GOAL:
Copy each line holding the string "document".

MATERIAL PROVIDED:
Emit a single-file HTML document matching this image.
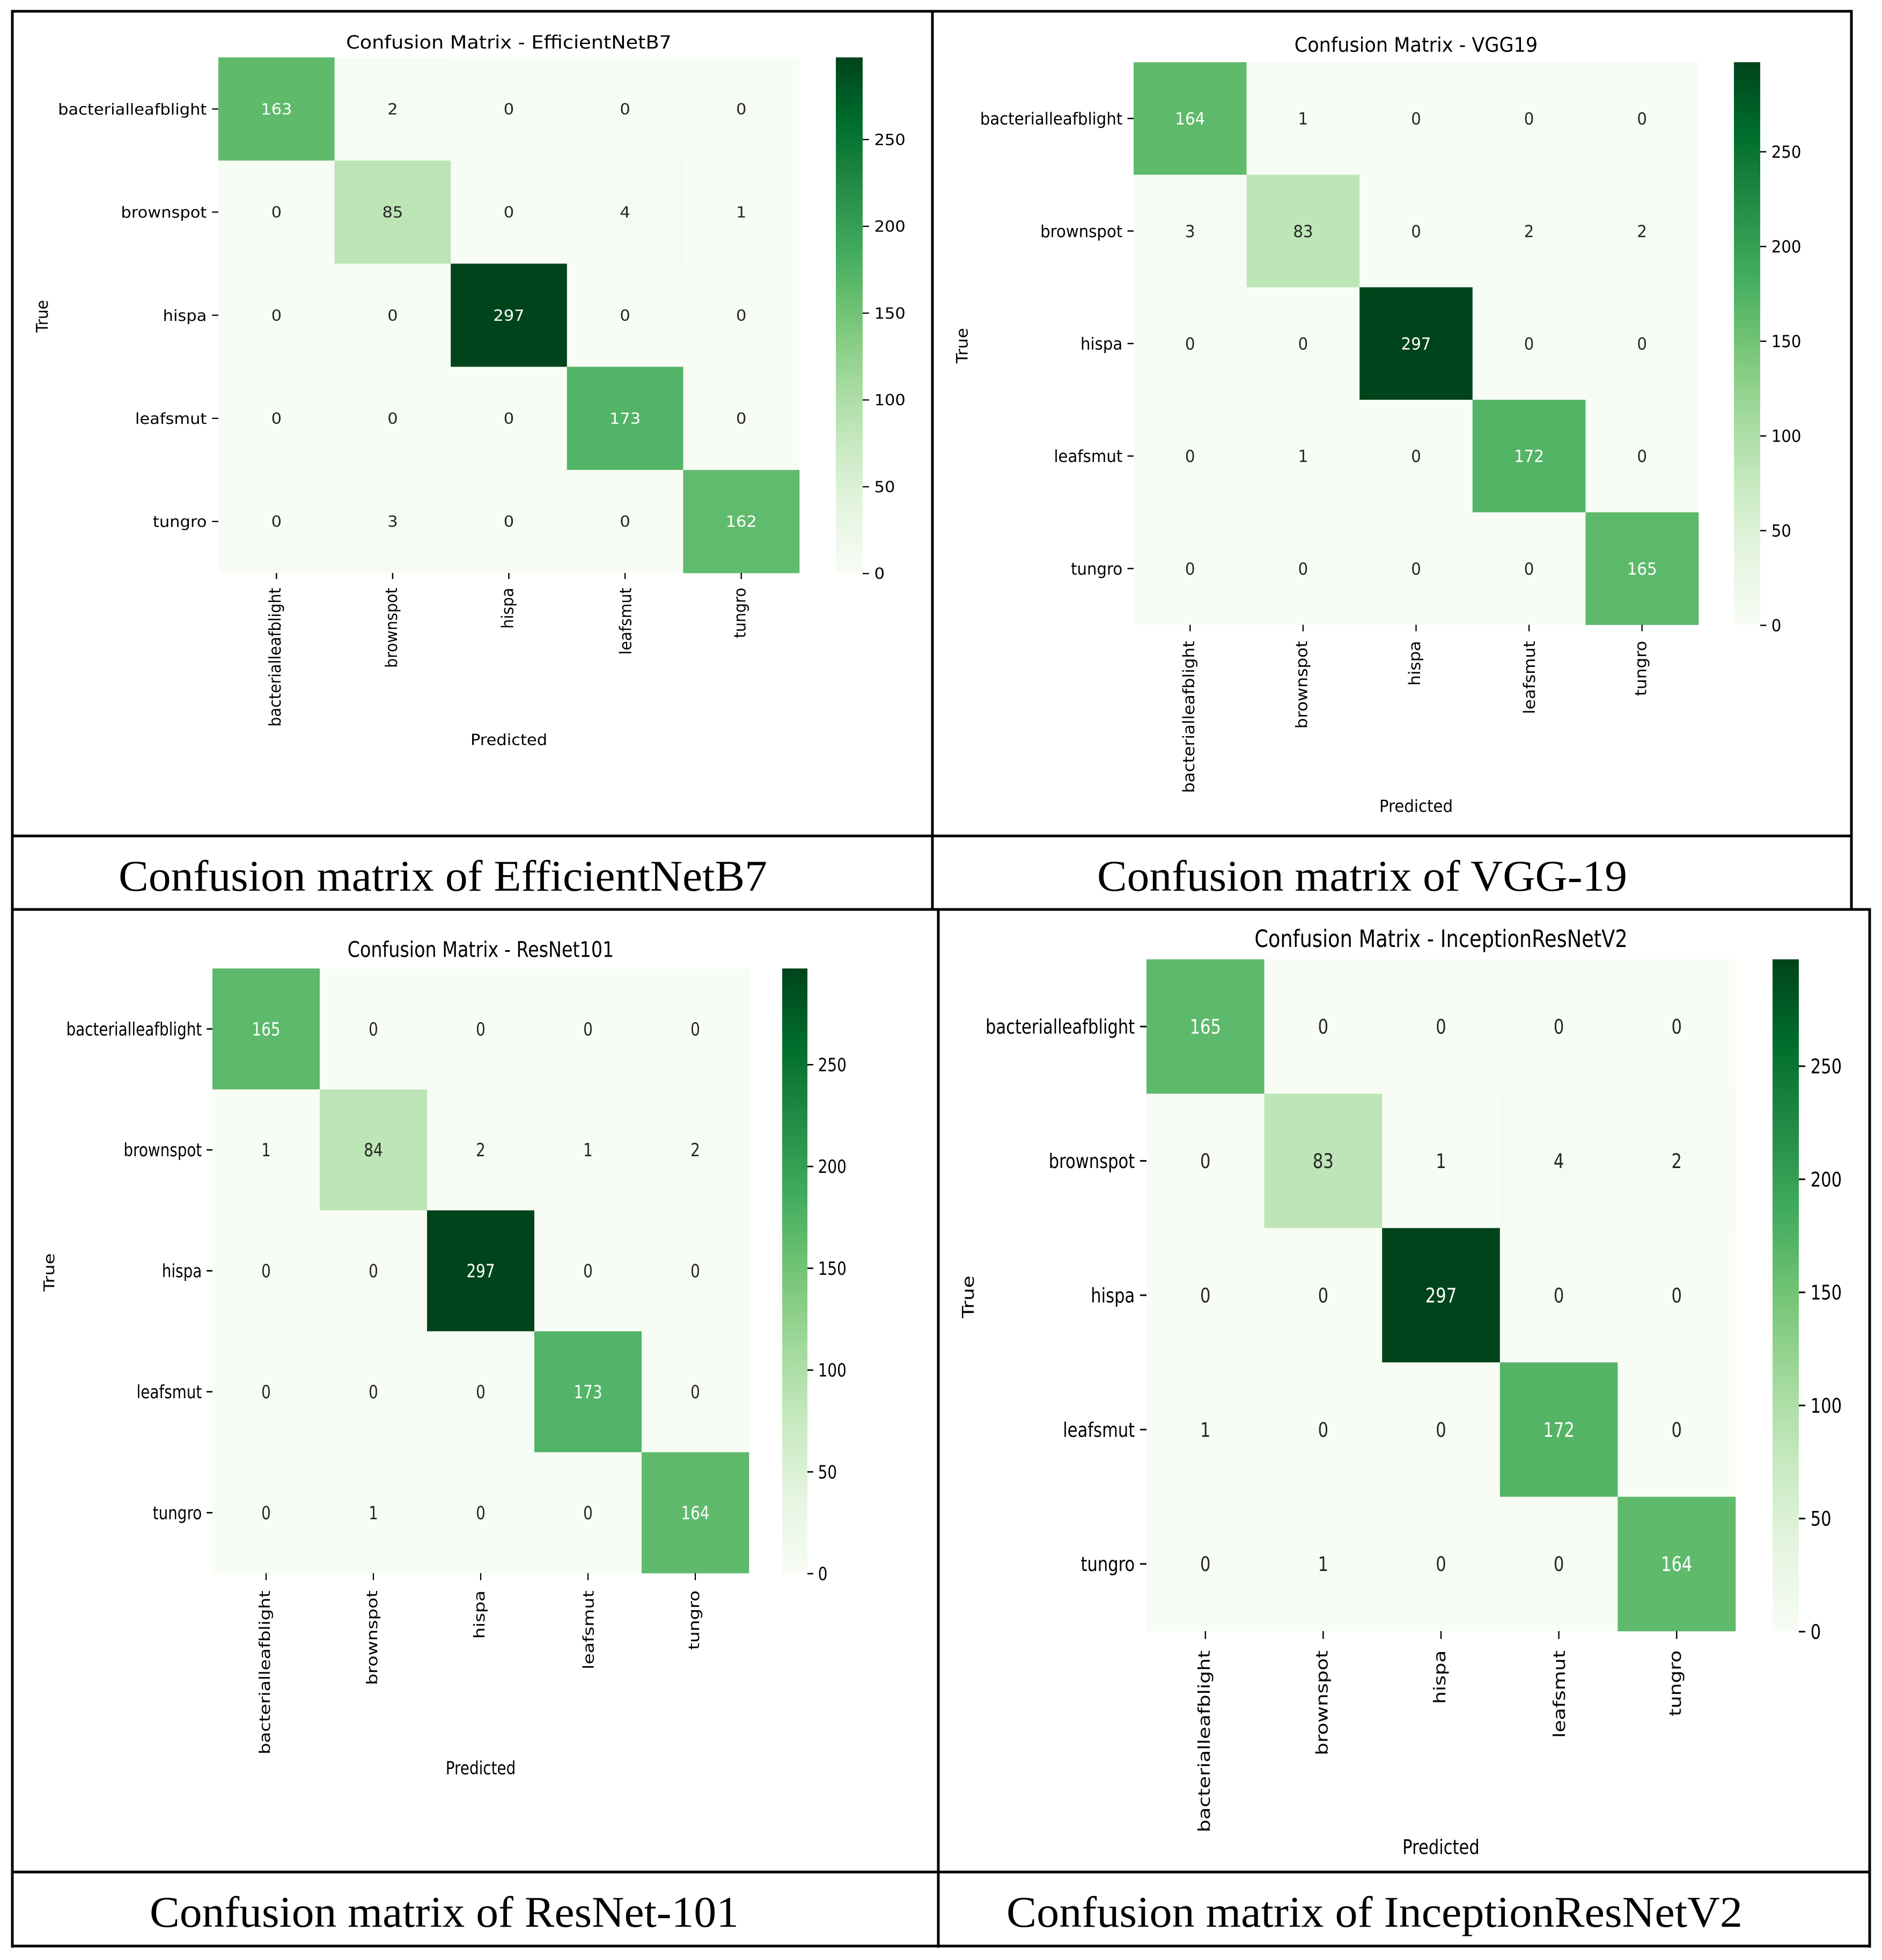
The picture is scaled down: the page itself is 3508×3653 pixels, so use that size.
<!DOCTYPE html>
<html lang="en">
<head>
<meta charset="utf-8">
<title>Confusion matrices</title>
<style>
html,body{margin:0;padding:0;background:#fff;width:3508px;height:3653px;overflow:hidden}
svg{display:block}
text{font-family:"DejaVu Sans","Liberation Sans",sans-serif}
.cap{font-family:"Liberation Serif",serif;font-size:82px;fill:#000}
</style>
</head>
<body>
<svg id="figure" xmlns="http://www.w3.org/2000/svg" width="3508" height="3653" viewBox="0 0 3508 3653">
  <rect width="3508" height="3653" fill="#fff"/>
  <defs>
    <linearGradient id="greens-gradient" x1="0" y1="1" x2="0" y2="0"></linearGradient>
  </defs>
  <g id="charts"></g>
  <g stroke="#000" stroke-width="5">
    <line x1="21" y1="21" x2="3453" y2="21"/>
    <line x1="23" y1="19" x2="23" y2="3630"/>
    <line x1="1738" y1="19" x2="1738" y2="1696"/>
    <line x1="3451" y1="19" x2="3451" y2="1696"/>
    <line x1="21" y1="1558" x2="3453" y2="1558"/>
    <line x1="21" y1="1695" x2="3487" y2="1695"/>
    <line x1="1749" y1="1693" x2="1749" y2="3630"/>
    <line x1="3485" y1="1693" x2="3485" y2="3630"/>
    <line x1="21" y1="3489" x2="3487" y2="3489"/>
    <line x1="21" y1="3627" x2="3487" y2="3627"/>
  </g>
  <text class="cap" x="221" y="1660" textLength="1209" lengthAdjust="spacingAndGlyphs">Confusion matrix of EfficientNetB7</text>
  <text class="cap" x="2045" y="1660" textLength="988" lengthAdjust="spacingAndGlyphs">Confusion matrix of VGG-19</text>
  <text class="cap" x="279" y="3591" textLength="1098" lengthAdjust="spacingAndGlyphs">Confusion matrix of ResNet-101</text>
  <text class="cap" x="1876" y="3591" textLength="1372" lengthAdjust="spacingAndGlyphs">Confusion matrix of InceptionResNetV2</text>
</svg>
<script>
// ---- chart data ----
const categories = ["bacterialleafblight", "brownspot", "hispa", "leafsmut", "tungro"];
const colorbarTicks = [0, 50, 100, 150, 200, 250];
const colorMax = 297;
const efficientNetValues = [
  [163, 2, 0, 0, 0],
  [0, 85, 0, 4, 1],
  [0, 0, 297, 0, 0],
  [0, 0, 0, 173, 0],
  [0, 3, 0, 0, 162]
];
const vggValues = [
  [164, 1, 0, 0, 0],
  [3, 83, 0, 2, 2],
  [0, 0, 297, 0, 0],
  [0, 1, 0, 172, 0],
  [0, 0, 0, 0, 165]
];
const resNetValues = [
  [165, 0, 0, 0, 0],
  [1, 84, 2, 1, 2],
  [0, 0, 297, 0, 0],
  [0, 0, 0, 173, 0],
  [0, 1, 0, 0, 164]
];
const inceptionValues = [
  [165, 0, 0, 0, 0],
  [0, 83, 1, 4, 2],
  [0, 0, 297, 0, 0],
  [1, 0, 0, 172, 0],
  [0, 1, 0, 0, 164]
];
const greensStops = [
  [247,252,245],[229,245,224],[199,233,192],[161,217,155],[116,196,118],
  [65,171,93],[35,139,69],[0,109,44],[0,68,27]
];

// ---- per-panel layout (pixels in the figure) ----
const panels = [
  {key:"efficientnetb7", title:"Confusion Matrix - EfficientNetB7", values:efficientNetValues,
   left:407, right:1490, top:107, bottom:1068, sx:3.05, sy:2.85,
   cbLeft:1558, cbRight:1608, titleY:78, trueX:78, predY:1378, trueShift:2},
  {key:"vgg19", title:"Confusion Matrix - VGG19", values:vggValues,
   left:2113, right:3166, top:116, bottom:1164.5, sx:2.92, sy:3.12,
   cbLeft:3232, cbRight:3281, titleY:83, trueX:1793, predY:1502, trueShift:4},
  {key:"resnet101", title:"Confusion Matrix - ResNet101", values:resNetValues,
   left:396, right:1396, top:1805, bottom:2932, sx:2.78, sy:3.36,
   cbLeft:1458, cbRight:1505, titleY:1769, trueX:91, predY:3295, trueShift:3},
  {key:"inceptionresnetv2", title:"Confusion Matrix - InceptionResNetV2", values:inceptionValues,
   left:2137, right:3235, top:1788, bottom:3040, sx:3.06, sy:3.73,
   cbLeft:3304, cbRight:3353, titleY:1749, trueX:1804, predY:3442, trueShift:3}
];

const NS = "http://www.w3.org/2000/svg";
function node(parent, tag, attrs, content) {
  const el = document.createElementNS(NS, tag);
  for (const k in attrs) el.setAttribute(k, attrs[k]);
  if (content !== undefined) el.textContent = content;
  parent.appendChild(el);
  return el;
}
function colorRGB(v) {
  const t = Math.max(0, Math.min(1, v / colorMax)) * (greensStops.length - 1);
  const i = Math.min(Math.floor(t), greensStops.length - 2);
  const f = t - i;
  return greensStops[i].map((c, n) => c + (greensStops[i + 1][n] - c) * f);
}
function cssColor(rgb) {
  return "rgb(" + rgb.map(c => Math.round(c)).join(",") + ")";
}
function annotColor(rgb) {
  const lin = rgb.map(c => { c /= 255; return c <= 0.03928 ? c / 12.92 : Math.pow((c + 0.055) / 1.055, 2.4); });
  return 0.2126 * lin[0] + 0.7152 * lin[1] + 0.0722 * lin[2] < 0.408 ? "#ffffff" : "#262626";
}

const gradient = document.getElementById("greens-gradient");
greensStops.forEach((c, i) => {
  node(gradient, "stop", {offset: i / (greensStops.length - 1), "stop-color": cssColor(c)});
});

const TICK = 3.9, LABEL_PAD = 7.1, XLABEL_PAD = 9.6, FS = 10;

function drawPanel(p) {
  const root = document.getElementById("charts");
  const g = node(root, "g", {transform: "translate(" + p.left + "," + p.top + ") scale(" + p.sx + "," + p.sy + ")"});
  
  
  const W = (p.right - p.left) / p.sx, H = (p.bottom - p.top) / p.sy;
  const n = categories.length;
  const xScale = i => i / n * W;
  const yScale = i => i / n * H;
  const cbLeft = (p.cbLeft - p.left) / p.sx, cbRight = (p.cbRight - p.left) / p.sx;
  const cbY = v => H - v / colorMax * H;
  const cbTickY = v => cbY(v) + 1 / p.sy;

  p.values.forEach((row, r) => {
    row.forEach((v, c) => {
      const rgb = colorRGB(v);
      const rect = node(g, "rect", {x: xScale(c), y: yScale(r), width: xScale(c + 1) - xScale(c) + 0.1, height: yScale(r + 1) - yScale(r) + 0.1, fill: cssColor(rgb)});
      
      
    });
  });
  p.values.forEach((row, r) => {
    row.forEach((v, c) => {
      const label = node(g, "text", {x: xScale(c + 0.5), y: yScale(r + 0.5) + 3.6, "text-anchor": "middle", "font-size": FS, fill: annotColor(colorRGB(v))}, String(v));
      
      
    });
  });

  categories.forEach((cat, i) => {
    const yc = yScale(i + 0.5), xc = xScale(i + 0.5);
    const rotatedShift = /[gjpqy]/.test(cat) ? 2.6 : 3.8;
    const yt = node(g, "line", {x1: -TICK, x2: 0, y1: yc, y2: yc, stroke: "#000", "stroke-width": 0.8});
    
    
    const yl = node(g, "text", {x: -LABEL_PAD, y: yc + 3.6, "text-anchor": "end", "font-size": FS, fill: "#000"}, cat);
    
    
    const xt = node(g, "line", {x1: xc, x2: xc, y1: H, y2: H + TICK, stroke: "#000", "stroke-width": 0.8});
    
    
    const xl = node(g, "text", {transform: "translate(" + xc + "," + (H + XLABEL_PAD) + ") rotate(-90)", dy: rotatedShift, "text-anchor": "end", "font-size": FS, fill: "#000"}, cat);
    
    
  });

  const bar = node(g, "rect", {x: cbLeft, y: cbY(colorMax), width: cbRight - cbLeft, height: cbY(0) - cbY(colorMax), fill: "url(#greens-gradient)"});
  
  
  colorbarTicks.forEach(v => {
    const t = node(g, "line", {x1: cbRight, x2: cbRight + TICK, y1: cbTickY(v), y2: cbTickY(v), stroke: "#000", "stroke-width": 0.8});
    
    
    const l = node(g, "text", {x: cbRight + LABEL_PAD, y: cbTickY(v) + 3.6, "font-size": FS, fill: "#000"}, String(v));
    
    
  });

  const title = node(g, "text", {x: W / 2, y: (p.titleY - p.top) / p.sy + 4.3, "text-anchor": "middle", "font-size": 12, fill: "#000"}, p.title);
  
  
  const xTitle = node(g, "text", {x: W / 2, y: (p.predY - p.top) / p.sy + 3.6, "text-anchor": "middle", "font-size": FS, fill: "#000"}, "Predicted");
  
  
  const yTitle = node(g, "text", {transform: "translate(" + (p.trueX - p.left) / p.sx + "," + (H / 2 + p.trueShift / p.sy) + ") rotate(-90)", dy: 3.6, "text-anchor": "middle", "font-size": FS, fill: "#000"}, "True");
  
  
}
panels.forEach(drawPanel);
</script>
</body>
</html>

TASK ANSWER:
Emit a single-file HTML document matching this image.
  const el = document.createElementNS(NS, tag);
const gradient = document.getElementById("greens-gradient");
  const root = document.getElementById("charts");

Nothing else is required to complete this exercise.